What is required = Do not repeat pictures. Repeat exactly the lines of the listing below from its first line through the line with "const plotLeft = 50, plotRight".

Data block =

========

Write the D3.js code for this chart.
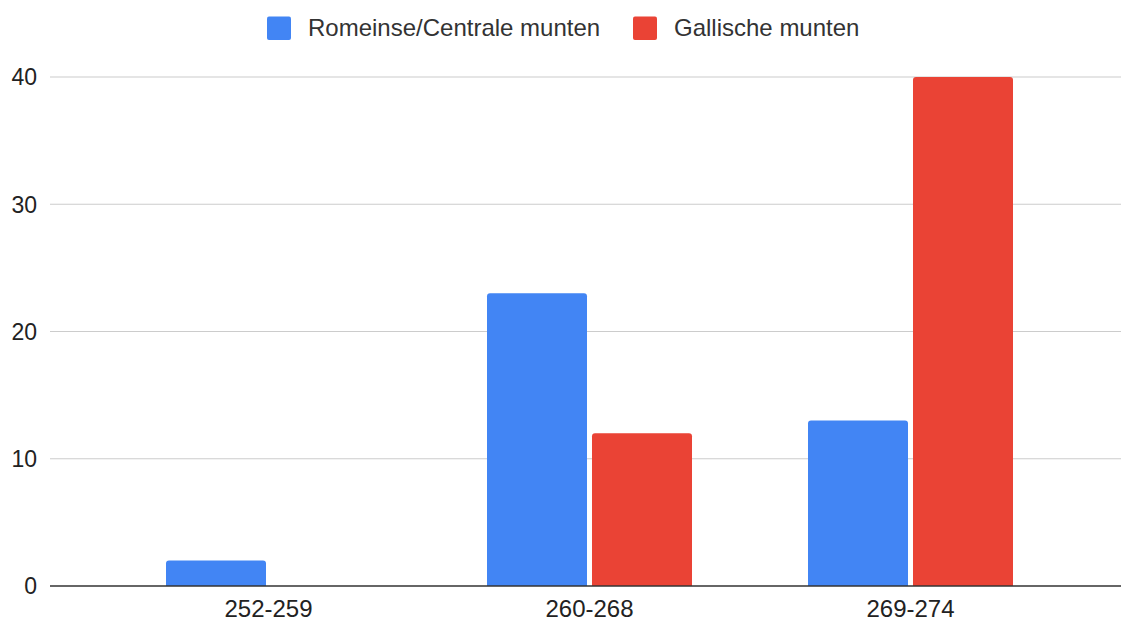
<!DOCTYPE html>
<html>
<head>
<meta charset="utf-8">
<script src="https://cdn.jsdelivr.net/npm/d3@7"></script>
<style>
  html, body { margin: 0; padding: 0; background: #fff; }
  svg { display: block; font-family: "Liberation Sans", Arial, sans-serif; }
</style>
</head>
<body>
<svg id="chart" width="1121" height="621"></svg>
<script>
const categories = ["252-259", "260-268", "269-274"];
const seriesNames = ["Romeinse/Centrale munten", "Gallische munten"];
const romeinseValues = [2, 23, 13];
const gallischeValues = [0, 12, 40];
const yTicks = [0, 10, 20, 30, 40];
const colors = ["#4285F4", "#EA4335"];

const svg = d3.select("#chart");
const plotLeft = 50, plotRight = 1121, plotTop = 77, plotBottom = 586;

const y = d3.scaleLinear().domain([0, 40]).range([plotBottom, plotTop]);
const x0 = d3.scaleBand().domain(categories).range([108, 1071]).paddingInner(0).paddingOuter(0);
const x1 = d3.scaleBand().domain(seriesNames).range([58, 263]).paddingInner(0.0476).paddingOuter(0);

const seriesData = [romeinseValues, gallischeValues];

// gridlines
svg.append("g").selectAll("line").data(yTicks.filter(t => t !== 0)).join("line")
  .attr("x1", plotLeft).attr("x2", plotRight)
  .attr("y1", d => y(d)).attr("y2", d => y(d))
  .attr("stroke", "#cccccc").attr("stroke-width", 1.2);

// y tick labels
svg.append("g").selectAll("text").data(yTicks).join("text")
  .attr("x", 37).attr("y", d => y(d))
  .attr("dy", "0.36em")
  .attr("text-anchor", "end")
  .attr("font-size", 23)
  .attr("fill", "#222")
  .text(d => d);

// bars
function barPath(x, yTop, w, yBot, r) {
  const h = yBot - yTop;
  if (h <= 0) return "";
  r = Math.min(r, h, w / 2);
  return `M${x},${yBot}V${yTop + r}Q${x},${yTop} ${x + r},${yTop}H${x + w - r}Q${x + w},${yTop} ${x + w},${yTop + r}V${yBot}Z`;
}

const groups = svg.append("g").selectAll("g").data(categories).join("g")
  .attr("transform", d => `translate(${x0(d)},0)`);

groups.selectAll("path").data((c, i) => seriesNames.map((s, j) => ({ s, j, v: seriesData[j][i] })))
  .join("path")
  .attr("d", d => barPath(x1(d.s), y(d.v), x1.bandwidth(), y(0), 3))
  .attr("fill", d => colors[d.j]);

// x axis line
svg.append("line")
  .attr("x1", plotLeft).attr("x2", plotRight)
  .attr("y1", plotBottom).attr("y2", plotBottom)
  .attr("stroke", "#333").attr("stroke-width", 1.6);

// x labels
svg.append("g").selectAll("text").data(categories).join("text")
  .attr("x", d => x0(d) + x0.bandwidth() / 2)
  .attr("y", 617)
  .attr("text-anchor", "middle")
  .attr("font-size", 24)
  .attr("fill", "#222")
  .text(d => d);

// legend
const legendItems = [
  { name: seriesNames[0], color: colors[0], sx: 267, tx: 308 },
  { name: seriesNames[1], color: colors[1], sx: 633, tx: 674 }
];
const lg = svg.append("g");
lg.selectAll("rect").data(legendItems).join("rect")
  .attr("x", d => d.sx).attr("y", 16.5)
  .attr("width", 24).attr("height", 23.5)
  .attr("rx", 2)
  .attr("fill", d => d.color);
lg.selectAll("text").data(legendItems).join("text")
  .attr("x", d => d.tx).attr("y", 36)
  .attr("font-size", 24)
  .attr("fill", "#333")
  .text(d => d.name);
</script>
</body>
</html>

========

Result of the exercise =
Write the D3.js code for this chart.
<!DOCTYPE html>
<html>
<head>
<meta charset="utf-8">
<script src="https://cdn.jsdelivr.net/npm/d3@7"></script>
<style>
  html, body { margin: 0; padding: 0; background: #fff; }
  svg { display: block; font-family: "Liberation Sans", Arial, sans-serif; }
</style>
</head>
<body>
<svg id="chart" width="1121" height="621"></svg>
<script>
const categories = ["252-259", "260-268", "269-274"];
const seriesNames = ["Romeinse/Centrale munten", "Gallische munten"];
const romeinseValues = [2, 23, 13];
const gallischeValues = [0, 12, 40];
const yTicks = [0, 10, 20, 30, 40];
const colors = ["#4285F4", "#EA4335"];

const svg = d3.select("#chart");
const plotLeft = 50, plotRight = 1121, plotTop = 77, plotBottom = 586;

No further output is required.